**Data:**
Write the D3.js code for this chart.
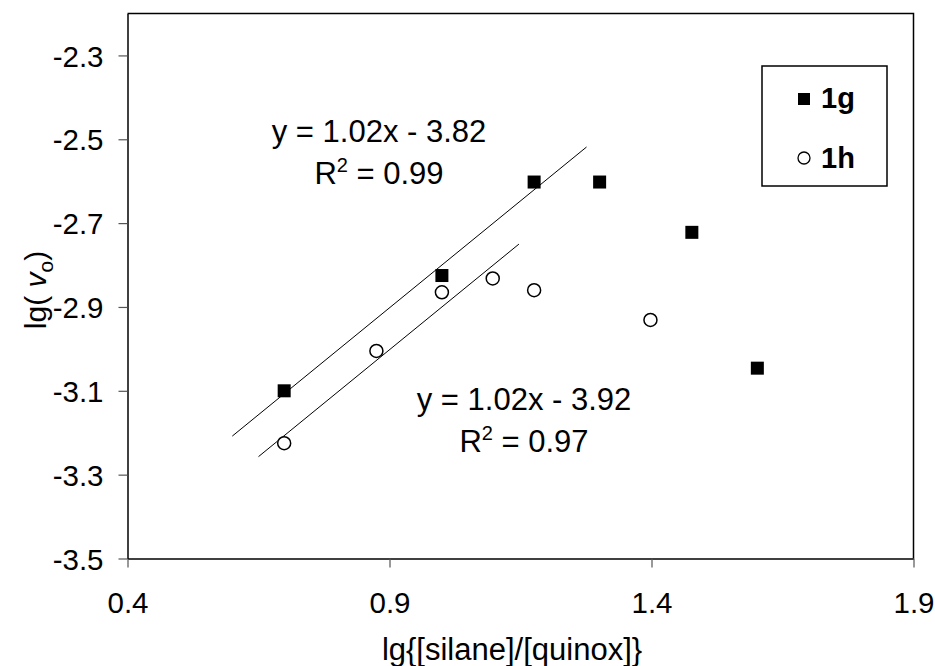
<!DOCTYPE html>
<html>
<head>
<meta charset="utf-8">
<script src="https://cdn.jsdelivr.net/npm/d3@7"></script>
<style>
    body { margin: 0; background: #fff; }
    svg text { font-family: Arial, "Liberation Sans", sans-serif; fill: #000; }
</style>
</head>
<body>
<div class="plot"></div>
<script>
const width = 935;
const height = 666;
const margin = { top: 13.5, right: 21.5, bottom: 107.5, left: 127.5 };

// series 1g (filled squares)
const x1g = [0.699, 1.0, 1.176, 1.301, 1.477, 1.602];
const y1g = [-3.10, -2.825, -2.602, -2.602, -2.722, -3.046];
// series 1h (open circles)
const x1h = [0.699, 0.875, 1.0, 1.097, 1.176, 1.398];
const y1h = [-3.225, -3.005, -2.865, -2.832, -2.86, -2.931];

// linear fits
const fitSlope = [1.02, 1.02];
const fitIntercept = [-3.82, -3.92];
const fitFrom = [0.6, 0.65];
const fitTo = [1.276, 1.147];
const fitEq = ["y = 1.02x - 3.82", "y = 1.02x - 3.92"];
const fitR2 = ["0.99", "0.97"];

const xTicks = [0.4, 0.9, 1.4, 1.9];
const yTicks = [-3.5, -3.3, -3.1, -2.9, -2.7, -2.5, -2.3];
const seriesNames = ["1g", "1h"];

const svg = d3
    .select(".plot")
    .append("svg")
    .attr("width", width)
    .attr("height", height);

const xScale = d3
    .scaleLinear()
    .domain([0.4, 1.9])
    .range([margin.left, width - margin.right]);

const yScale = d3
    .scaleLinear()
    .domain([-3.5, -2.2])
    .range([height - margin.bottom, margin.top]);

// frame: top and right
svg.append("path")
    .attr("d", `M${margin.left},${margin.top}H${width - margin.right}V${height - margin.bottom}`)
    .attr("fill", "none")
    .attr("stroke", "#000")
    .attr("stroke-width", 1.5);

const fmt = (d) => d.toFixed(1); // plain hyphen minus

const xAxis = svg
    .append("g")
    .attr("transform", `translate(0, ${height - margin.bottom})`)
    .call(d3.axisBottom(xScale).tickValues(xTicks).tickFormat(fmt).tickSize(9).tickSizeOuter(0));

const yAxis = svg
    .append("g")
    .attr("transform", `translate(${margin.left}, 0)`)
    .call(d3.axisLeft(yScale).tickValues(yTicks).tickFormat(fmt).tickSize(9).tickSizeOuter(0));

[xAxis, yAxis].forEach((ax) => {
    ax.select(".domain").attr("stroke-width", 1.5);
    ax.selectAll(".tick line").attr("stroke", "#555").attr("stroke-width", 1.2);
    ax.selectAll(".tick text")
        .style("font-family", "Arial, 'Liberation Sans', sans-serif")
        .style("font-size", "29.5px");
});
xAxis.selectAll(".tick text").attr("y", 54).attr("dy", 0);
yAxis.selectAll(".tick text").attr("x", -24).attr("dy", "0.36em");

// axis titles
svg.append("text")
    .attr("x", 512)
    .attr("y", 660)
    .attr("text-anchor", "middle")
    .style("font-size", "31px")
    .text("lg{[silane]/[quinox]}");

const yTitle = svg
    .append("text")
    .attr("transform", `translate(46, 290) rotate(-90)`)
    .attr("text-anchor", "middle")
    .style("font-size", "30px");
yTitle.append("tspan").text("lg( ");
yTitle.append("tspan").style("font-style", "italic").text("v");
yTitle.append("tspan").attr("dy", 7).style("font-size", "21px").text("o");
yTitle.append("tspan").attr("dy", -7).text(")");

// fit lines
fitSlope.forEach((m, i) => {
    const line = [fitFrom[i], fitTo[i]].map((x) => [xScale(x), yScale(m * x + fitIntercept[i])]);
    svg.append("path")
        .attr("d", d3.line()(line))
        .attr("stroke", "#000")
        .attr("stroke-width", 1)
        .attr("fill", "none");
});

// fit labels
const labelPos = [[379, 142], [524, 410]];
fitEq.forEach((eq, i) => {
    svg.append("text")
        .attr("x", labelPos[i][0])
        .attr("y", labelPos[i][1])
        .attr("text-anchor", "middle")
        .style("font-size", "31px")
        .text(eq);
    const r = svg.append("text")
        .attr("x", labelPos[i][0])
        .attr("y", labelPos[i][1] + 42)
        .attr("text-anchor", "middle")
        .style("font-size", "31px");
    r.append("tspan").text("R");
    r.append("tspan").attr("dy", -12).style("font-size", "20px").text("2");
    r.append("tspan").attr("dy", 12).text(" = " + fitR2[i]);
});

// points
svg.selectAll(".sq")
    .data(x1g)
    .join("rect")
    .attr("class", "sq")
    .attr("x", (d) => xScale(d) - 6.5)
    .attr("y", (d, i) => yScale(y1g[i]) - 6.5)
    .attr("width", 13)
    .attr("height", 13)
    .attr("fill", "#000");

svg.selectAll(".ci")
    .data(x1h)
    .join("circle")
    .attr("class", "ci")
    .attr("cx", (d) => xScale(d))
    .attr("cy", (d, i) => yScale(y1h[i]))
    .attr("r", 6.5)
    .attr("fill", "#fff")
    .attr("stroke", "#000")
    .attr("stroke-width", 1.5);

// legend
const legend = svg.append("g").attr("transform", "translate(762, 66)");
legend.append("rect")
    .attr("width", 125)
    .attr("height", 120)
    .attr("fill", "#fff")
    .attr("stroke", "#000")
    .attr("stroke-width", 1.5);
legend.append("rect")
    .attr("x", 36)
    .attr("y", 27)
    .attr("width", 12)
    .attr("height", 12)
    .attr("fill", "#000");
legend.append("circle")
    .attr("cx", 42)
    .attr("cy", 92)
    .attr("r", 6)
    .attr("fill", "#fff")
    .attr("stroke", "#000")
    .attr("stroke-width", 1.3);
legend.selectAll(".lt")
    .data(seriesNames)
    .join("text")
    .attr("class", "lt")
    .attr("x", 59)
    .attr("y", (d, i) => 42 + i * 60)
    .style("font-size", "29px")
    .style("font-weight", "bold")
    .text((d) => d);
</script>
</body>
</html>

**Task goal:** Write out the listing above exactly as it stands, pictures excluded.

**Finished task:**
Write the D3.js code for this chart.
<!DOCTYPE html>
<html>
<head>
<meta charset="utf-8">
<script src="https://cdn.jsdelivr.net/npm/d3@7"></script>
<style>
    body { margin: 0; background: #fff; }
    svg text { font-family: Arial, "Liberation Sans", sans-serif; fill: #000; }
</style>
</head>
<body>
<div class="plot"></div>
<script>
const width = 935;
const height = 666;
const margin = { top: 13.5, right: 21.5, bottom: 107.5, left: 127.5 };

// series 1g (filled squares)
const x1g = [0.699, 1.0, 1.176, 1.301, 1.477, 1.602];
const y1g = [-3.10, -2.825, -2.602, -2.602, -2.722, -3.046];
// series 1h (open circles)
const x1h = [0.699, 0.875, 1.0, 1.097, 1.176, 1.398];
const y1h = [-3.225, -3.005, -2.865, -2.832, -2.86, -2.931];

// linear fits
const fitSlope = [1.02, 1.02];
const fitIntercept = [-3.82, -3.92];
const fitFrom = [0.6, 0.65];
const fitTo = [1.276, 1.147];
const fitEq = ["y = 1.02x - 3.82", "y = 1.02x - 3.92"];
const fitR2 = ["0.99", "0.97"];

const xTicks = [0.4, 0.9, 1.4, 1.9];
const yTicks = [-3.5, -3.3, -3.1, -2.9, -2.7, -2.5, -2.3];
const seriesNames = ["1g", "1h"];

const svg = d3
    .select(".plot")
    .append("svg")
    .attr("width", width)
    .attr("height", height);

const xScale = d3
    .scaleLinear()
    .domain([0.4, 1.9])
    .range([margin.left, width - margin.right]);

const yScale = d3
    .scaleLinear()
    .domain([-3.5, -2.2])
    .range([height - margin.bottom, margin.top]);

// frame: top and right
svg.append("path")
    .attr("d", `M${margin.left},${margin.top}H${width - margin.right}V${height - margin.bottom}`)
    .attr("fill", "none")
    .attr("stroke", "#000")
    .attr("stroke-width", 1.5);

const fmt = (d) => d.toFixed(1); // plain hyphen minus

const xAxis = svg
    .append("g")
    .attr("transform", `translate(0, ${height - margin.bottom})`)
    .call(d3.axisBottom(xScale).tickValues(xTicks).tickFormat(fmt).tickSize(9).tickSizeOuter(0));

const yAxis = svg
    .append("g")
    .attr("transform", `translate(${margin.left}, 0)`)
    .call(d3.axisLeft(yScale).tickValues(yTicks).tickFormat(fmt).tickSize(9).tickSizeOuter(0));

[xAxis, yAxis].forEach((ax) => {
    ax.select(".domain").attr("stroke-width", 1.5);
    ax.selectAll(".tick line").attr("stroke", "#555").attr("stroke-width", 1.2);
    ax.selectAll(".tick text")
        .style("font-family", "Arial, 'Liberation Sans', sans-serif")
        .style("font-size", "29.5px");
});
xAxis.selectAll(".tick text").attr("y", 54).attr("dy", 0);
yAxis.selectAll(".tick text").attr("x", -24).attr("dy", "0.36em");

// axis titles
svg.append("text")
    .attr("x", 512)
    .attr("y", 660)
    .attr("text-anchor", "middle")
    .style("font-size", "31px")
    .text("lg{[silane]/[quinox]}");

const yTitle = svg
    .append("text")
    .attr("transform", `translate(46, 290) rotate(-90)`)
    .attr("text-anchor", "middle")
    .style("font-size", "30px");
yTitle.append("tspan").text("lg( ");
yTitle.append("tspan").style("font-style", "italic").text("v");
yTitle.append("tspan").attr("dy", 7).style("font-size", "21px").text("o");
yTitle.append("tspan").attr("dy", -7).text(")");

// fit lines
fitSlope.forEach((m, i) => {
    const line = [fitFrom[i], fitTo[i]].map((x) => [xScale(x), yScale(m * x + fitIntercept[i])]);
    svg.append("path")
        .attr("d", d3.line()(line))
        .attr("stroke", "#000")
        .attr("stroke-width", 1)
        .attr("fill", "none");
});

// fit labels
const labelPos = [[379, 142], [524, 410]];
fitEq.forEach((eq, i) => {
    svg.append("text")
        .attr("x", labelPos[i][0])
        .attr("y", labelPos[i][1])
        .attr("text-anchor", "middle")
        .style("font-size", "31px")
        .text(eq);
    const r = svg.append("text")
        .attr("x", labelPos[i][0])
        .attr("y", labelPos[i][1] + 42)
        .attr("text-anchor", "middle")
        .style("font-size", "31px");
    r.append("tspan").text("R");
    r.append("tspan").attr("dy", -12).style("font-size", "20px").text("2");
    r.append("tspan").attr("dy", 12).text(" = " + fitR2[i]);
});

// points
svg.selectAll(".sq")
    .data(x1g)
    .join("rect")
    .attr("class", "sq")
    .attr("x", (d) => xScale(d) - 6.5)
    .attr("y", (d, i) => yScale(y1g[i]) - 6.5)
    .attr("width", 13)
    .attr("height", 13)
    .attr("fill", "#000");

svg.selectAll(".ci")
    .data(x1h)
    .join("circle")
    .attr("class", "ci")
    .attr("cx", (d) => xScale(d))
    .attr("cy", (d, i) => yScale(y1h[i]))
    .attr("r", 6.5)
    .attr("fill", "#fff")
    .attr("stroke", "#000")
    .attr("stroke-width", 1.5);

// legend
const legend = svg.append("g").attr("transform", "translate(762, 66)");
legend.append("rect")
    .attr("width", 125)
    .attr("height", 120)
    .attr("fill", "#fff")
    .attr("stroke", "#000")
    .attr("stroke-width", 1.5);
legend.append("rect")
    .attr("x", 36)
    .attr("y", 27)
    .attr("width", 12)
    .attr("height", 12)
    .attr("fill", "#000");
legend.append("circle")
    .attr("cx", 42)
    .attr("cy", 92)
    .attr("r", 6)
    .attr("fill", "#fff")
    .attr("stroke", "#000")
    .attr("stroke-width", 1.3);
legend.selectAll(".lt")
    .data(seriesNames)
    .join("text")
    .attr("class", "lt")
    .attr("x", 59)
    .attr("y", (d, i) => 42 + i * 60)
    .style("font-size", "29px")
    .style("font-weight", "bold")
    .text((d) => d);
</script>
</body>
</html>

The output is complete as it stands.